Splitting a data set is useful in uncovering hidden relationships. Lets use the example above for average travel time to distance from city center. It may be all the delay is caused by one bridge but the effective of the bridge effects the maximum speed you can travel before reaching it.  The model then would be

AvgTime = a + b*Distance   where Distance < bridge from city center

AvgTime = a + c*Distance   where Distance >= bridge from city center

This could be modeled by splitting the dataset.

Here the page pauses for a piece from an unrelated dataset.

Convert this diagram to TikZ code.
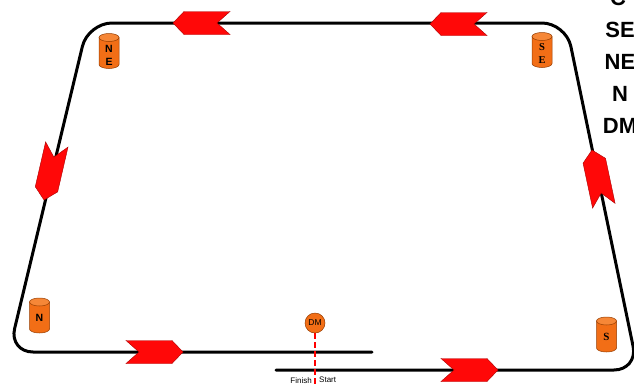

3. Data Reductions Techniques

a) Principle components\ Factor Analysis

Principle components is a powerful data reduction tool. It estimates the structure between variables producing factors that represent those structures.  By looking at the factors you can deduce relationships by seeing how different variables relate to one another.  The factors are by definition orthogonal and some would argue they can be used as independent variables in a regression. One common mistake is to forget principle components is an estimation technique and needs to be treated as such.

Example Code (R)


data(swiss)

Results.FA <-factanal(~Fertility+Agriculture+Examination+Education+Catholic

+ Infant.Mortality, factors=2, rotation= varimax , scores= none , data= swiss)

 

summary(Results.FA)

Results.FA

b) Other data reduction techniques

There are a number of unsupervised AI techniques that will be discussed in the AI data mining section.